○増井経夫「大清帝国」(ISBN:4061595261)読み中 その3


司馬遼太郎。彼の小説の特徴はその「余話」にある。「余話であるが」とか「以下無用のことだが」などというエクスキューズのあとに立て板に滝の勢いで歴史トリビアが開陳される。
衒学的な趣味など毛頭ない司馬遼だから、こうした形で披露される歴史トリビアは本来、読者が小説を読むうえでの補助線の役割をになっていたと思うが、大半の読者は矢継ぎ早に繰り出されるトリビアの波にさらわれ、史実と司馬遼の妄想のない交ぜのなかに歴史の蓋然性を「発見」することを常とした。畢竟蓋然性とは、フィクションに他ならない。
これを仮に司馬遼グルーヴと呼ぶ。司馬遼人気とはこのグルーヴの疾走感の気持ちよさに支えられていた。要は「余話であるが」は単にエクスキューズにとどまらず、司馬遼妄想に開始の合図という側面があったということ。
私はなにも司馬遼作品の面白さを軽んずるつもりはさらさらないが、こと、著者がひょっこり顔を出すという文章上のしぐさにおいて、「大清帝国」の増井経夫に軍配をあげたい。
「読みの2」でも書いたが、彼の叙述は淡々と清朝の出来事やその背景を語りながら、中途おもむろに当時の東洋史学の重鎮や同僚への強烈毒舌の俺節が炸裂する。
332ページより引用。

文字や言語の障害とは別に、中国の民族社会のなかでの約束事や内緒話が多く、その間の事情を若干知っていると、「通」とか「博学」とかになって、自分の売り物にすることができるようである。
日本で外国史を学ぶばあい、このような通人や学者の遊戯が専門の場をつくり、元来その民族にとけこんでいる、臍の緒のようなつながりとは別に体系をつくり上げてしまっている。ことに中国のばあい、きわめてながい期間に自分の好みの選択を重ねてきたので、そのようなかたよりは大きいし、やむえなかったことであろう。

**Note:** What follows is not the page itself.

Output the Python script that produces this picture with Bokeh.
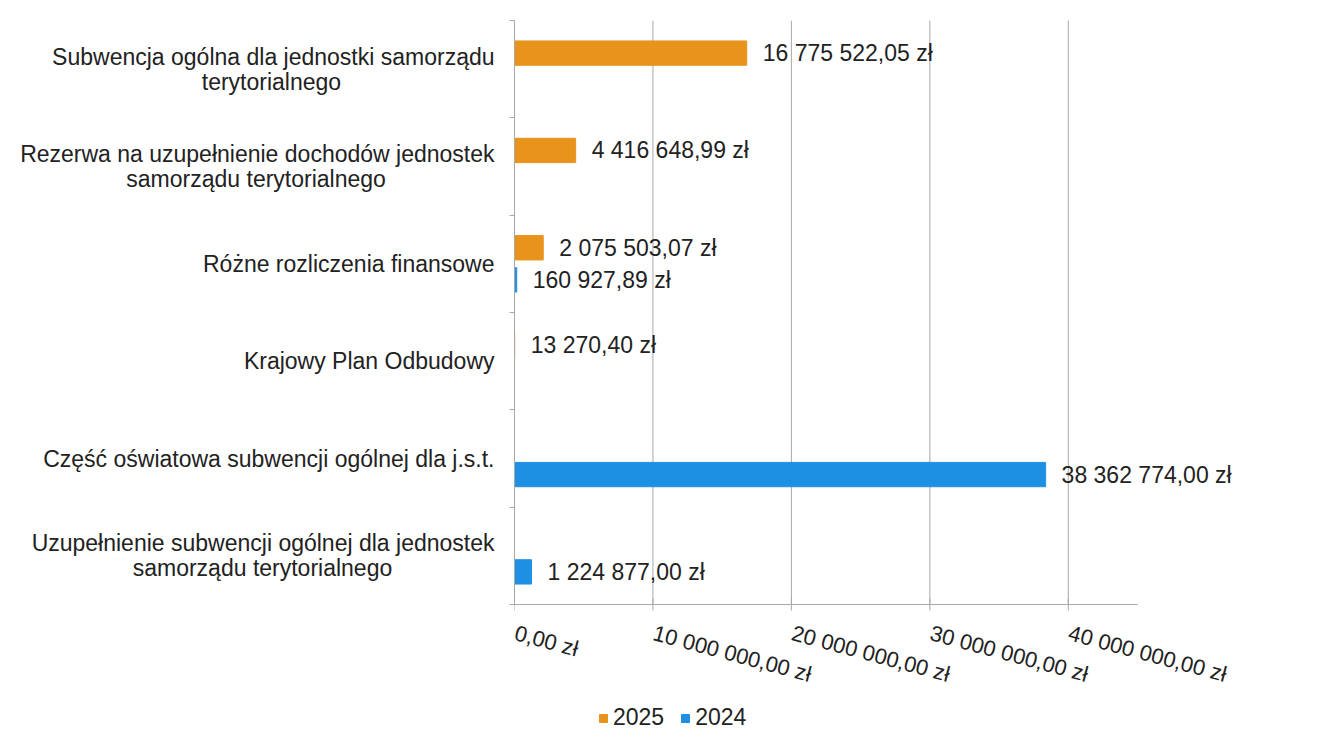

日本のシナ史学には、衛星国でなかったにしても中華の威光の下で培った、それなりの基礎や伝統がある。おそらくそれは強みであると私も考えていたが、増井は否という。清朝の官僚機構などの社会制度全体がそうであったように、綿々たる伝統ゆえに活力を失っていると指摘する。研究対象は自身の鏡であるということか。
では、上記引用箇所にある「民族にとけこんでいる、臍の緒のようなつながり」とは、いったいなにを指すかのか。
増井経夫は中国の民衆こそがその歴史の真の主役であるとと言いたげのように思う。